Over time, I began to approach dinner conversations with my kids as more of a way to bond with them and less of a way to mold them into being well-spoken little people. I couldn’t make them show interest in my latest writing project just like I couldn’t force them to tell me more about their days at school outside of “it was good.”
But then one day, I had an idea.
I dressed up in my fanciest dress, swirled my hair into an updo, and dusted off my high heels. I sat down for dinner dressed more for the opera than for pizza and board game night. My kids were astonished and amused.
“Mom, why are you dressed like that?” I got them with curiosity.

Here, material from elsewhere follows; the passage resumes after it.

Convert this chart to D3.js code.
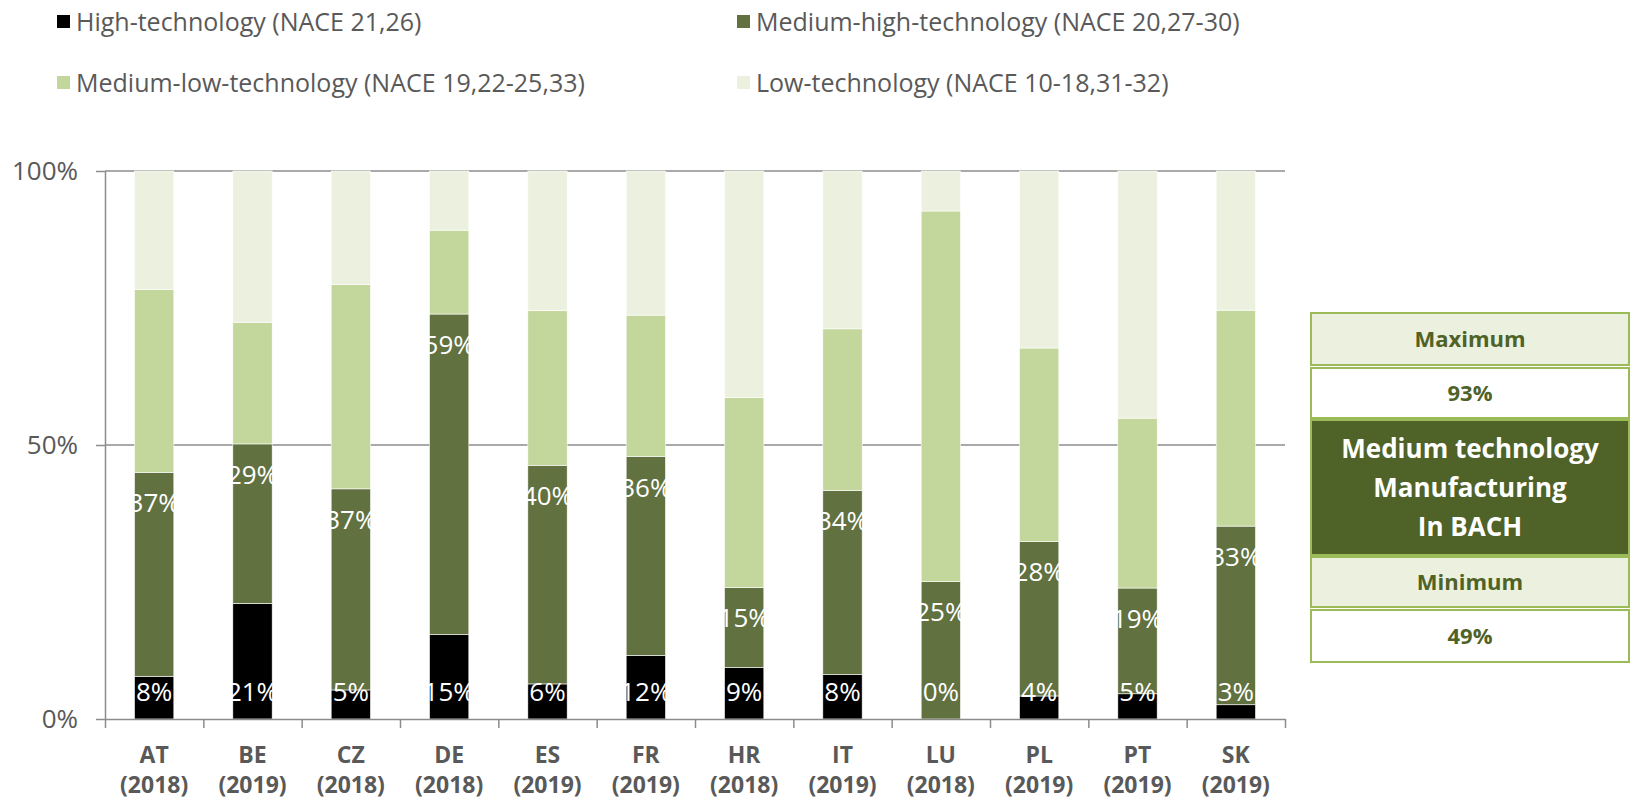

“Well…” I started slowly “I was feeling like being in a new mood so I thought I would try this. What do you think? Too much?” I asked with a mirthful smirk on my face.
“You look weird, Mom.” My oldest said as he stared at me with a confused look on his face. “I mean, what if people saw you dressed like this?”

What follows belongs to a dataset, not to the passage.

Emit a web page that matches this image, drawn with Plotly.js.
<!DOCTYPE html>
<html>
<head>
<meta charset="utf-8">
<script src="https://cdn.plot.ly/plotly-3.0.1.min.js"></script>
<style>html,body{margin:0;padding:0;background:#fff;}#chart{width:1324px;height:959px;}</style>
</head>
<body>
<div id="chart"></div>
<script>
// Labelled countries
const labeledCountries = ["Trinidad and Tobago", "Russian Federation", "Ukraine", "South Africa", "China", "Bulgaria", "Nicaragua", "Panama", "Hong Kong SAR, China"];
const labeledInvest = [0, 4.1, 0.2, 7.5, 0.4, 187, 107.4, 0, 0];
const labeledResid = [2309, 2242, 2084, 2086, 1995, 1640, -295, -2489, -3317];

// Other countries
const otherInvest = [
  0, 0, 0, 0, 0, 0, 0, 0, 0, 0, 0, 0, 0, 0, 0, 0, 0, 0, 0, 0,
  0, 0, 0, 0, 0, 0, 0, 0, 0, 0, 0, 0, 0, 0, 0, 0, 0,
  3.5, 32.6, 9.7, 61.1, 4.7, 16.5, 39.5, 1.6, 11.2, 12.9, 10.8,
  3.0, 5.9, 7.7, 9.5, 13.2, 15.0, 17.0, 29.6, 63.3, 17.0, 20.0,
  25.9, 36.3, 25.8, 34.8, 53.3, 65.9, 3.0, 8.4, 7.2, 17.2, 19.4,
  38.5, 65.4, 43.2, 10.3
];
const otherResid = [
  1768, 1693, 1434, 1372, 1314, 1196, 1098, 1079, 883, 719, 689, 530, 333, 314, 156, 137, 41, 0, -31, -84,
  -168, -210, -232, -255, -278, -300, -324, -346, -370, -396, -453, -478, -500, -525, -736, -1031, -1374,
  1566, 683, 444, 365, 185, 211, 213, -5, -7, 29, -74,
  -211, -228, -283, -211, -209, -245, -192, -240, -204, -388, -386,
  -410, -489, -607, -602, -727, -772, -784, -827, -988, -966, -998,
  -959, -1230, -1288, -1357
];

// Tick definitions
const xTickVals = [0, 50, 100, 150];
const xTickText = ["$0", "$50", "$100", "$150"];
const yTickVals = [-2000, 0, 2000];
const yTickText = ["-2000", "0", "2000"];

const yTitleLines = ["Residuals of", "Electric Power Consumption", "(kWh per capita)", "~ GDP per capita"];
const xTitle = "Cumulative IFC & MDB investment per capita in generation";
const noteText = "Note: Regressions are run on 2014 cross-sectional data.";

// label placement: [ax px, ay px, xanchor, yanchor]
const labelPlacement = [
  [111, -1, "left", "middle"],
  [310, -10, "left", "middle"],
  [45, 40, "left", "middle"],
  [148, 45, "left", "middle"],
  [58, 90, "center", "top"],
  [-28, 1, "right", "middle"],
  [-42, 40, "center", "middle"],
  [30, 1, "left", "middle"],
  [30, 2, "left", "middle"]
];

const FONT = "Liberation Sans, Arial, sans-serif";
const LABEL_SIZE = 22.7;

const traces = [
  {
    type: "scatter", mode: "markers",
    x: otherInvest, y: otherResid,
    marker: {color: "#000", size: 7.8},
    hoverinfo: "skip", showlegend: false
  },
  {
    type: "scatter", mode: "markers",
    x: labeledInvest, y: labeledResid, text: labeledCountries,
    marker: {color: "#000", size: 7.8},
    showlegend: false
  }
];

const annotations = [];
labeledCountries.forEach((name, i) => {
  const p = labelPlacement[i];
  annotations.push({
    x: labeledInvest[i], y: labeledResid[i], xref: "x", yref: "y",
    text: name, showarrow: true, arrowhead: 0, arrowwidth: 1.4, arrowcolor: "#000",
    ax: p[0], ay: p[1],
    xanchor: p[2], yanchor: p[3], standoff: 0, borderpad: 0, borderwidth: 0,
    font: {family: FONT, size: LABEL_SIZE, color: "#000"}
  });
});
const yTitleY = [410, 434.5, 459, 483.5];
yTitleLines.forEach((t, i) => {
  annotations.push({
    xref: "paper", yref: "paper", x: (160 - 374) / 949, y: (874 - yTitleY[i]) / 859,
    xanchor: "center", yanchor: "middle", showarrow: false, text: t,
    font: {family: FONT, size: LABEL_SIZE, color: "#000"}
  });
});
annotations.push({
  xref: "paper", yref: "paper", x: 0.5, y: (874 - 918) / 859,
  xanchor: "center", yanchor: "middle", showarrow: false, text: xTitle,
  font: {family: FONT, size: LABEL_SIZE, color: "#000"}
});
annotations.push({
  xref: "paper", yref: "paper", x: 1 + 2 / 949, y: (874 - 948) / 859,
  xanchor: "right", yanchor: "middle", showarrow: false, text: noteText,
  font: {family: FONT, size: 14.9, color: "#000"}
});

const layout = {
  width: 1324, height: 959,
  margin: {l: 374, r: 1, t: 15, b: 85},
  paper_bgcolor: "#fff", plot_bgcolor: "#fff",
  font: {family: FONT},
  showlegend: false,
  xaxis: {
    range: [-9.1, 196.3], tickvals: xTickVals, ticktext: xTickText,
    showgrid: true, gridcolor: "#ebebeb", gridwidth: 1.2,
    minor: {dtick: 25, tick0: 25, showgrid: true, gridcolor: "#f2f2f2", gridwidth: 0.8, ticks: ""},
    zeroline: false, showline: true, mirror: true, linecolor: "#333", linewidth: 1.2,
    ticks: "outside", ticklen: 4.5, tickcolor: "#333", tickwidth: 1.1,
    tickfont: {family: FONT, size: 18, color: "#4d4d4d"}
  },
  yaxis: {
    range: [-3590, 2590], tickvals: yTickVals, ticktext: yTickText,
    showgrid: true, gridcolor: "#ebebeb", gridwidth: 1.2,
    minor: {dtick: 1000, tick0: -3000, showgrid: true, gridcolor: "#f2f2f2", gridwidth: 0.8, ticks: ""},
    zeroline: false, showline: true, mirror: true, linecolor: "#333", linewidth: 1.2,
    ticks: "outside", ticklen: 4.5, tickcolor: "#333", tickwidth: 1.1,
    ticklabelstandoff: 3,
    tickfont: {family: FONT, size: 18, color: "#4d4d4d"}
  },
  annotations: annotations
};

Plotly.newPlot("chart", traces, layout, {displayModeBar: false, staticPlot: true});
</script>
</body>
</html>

“If people saw me dressed like this then I would hope they’d compliment my amazing sense of style, darling.” At this point, I started speaking in a horribly botched British accent. I was really playing this up now.
My children broke out into giggles. They couldn’t believe that I would dress with such pomp for a dinner of greasy pizza. Their curiosity begged many questions about how comfortable I was, how silly I must have felt, did I often do goofy things like this…could they also dress in funny clothes for dinner?
What took me by surprise about this encounter was watching my children initiate a conversation with me about what I was doing and how I felt about it. They were so curious that they listened intently to my answers. No, I wasn’t comfortable, but I sure looked fabulous! Yes, of course, I felt silly, who wouldn’t? Sure, they can dress up funny too.
For weeks afterward, we tried to coax fun questions out of each other during dinner by wearing funny hats or showing each other cool projects from school or even playing 20 Questions.
The art of dinner conversation, though learned through unconventional means, has ultimately taught my children that while speaking articulately is important, being curious and compassionate enough to learn about the people around us is more important.
As a mother, this experience in conversations with my kids has solidified the lesson that while a fifty-cent word might appear as dazzling as matching leather belts and shoes; the art of listening and conversing for the sake of bonding and practicing manners and empathy is more valuable and important.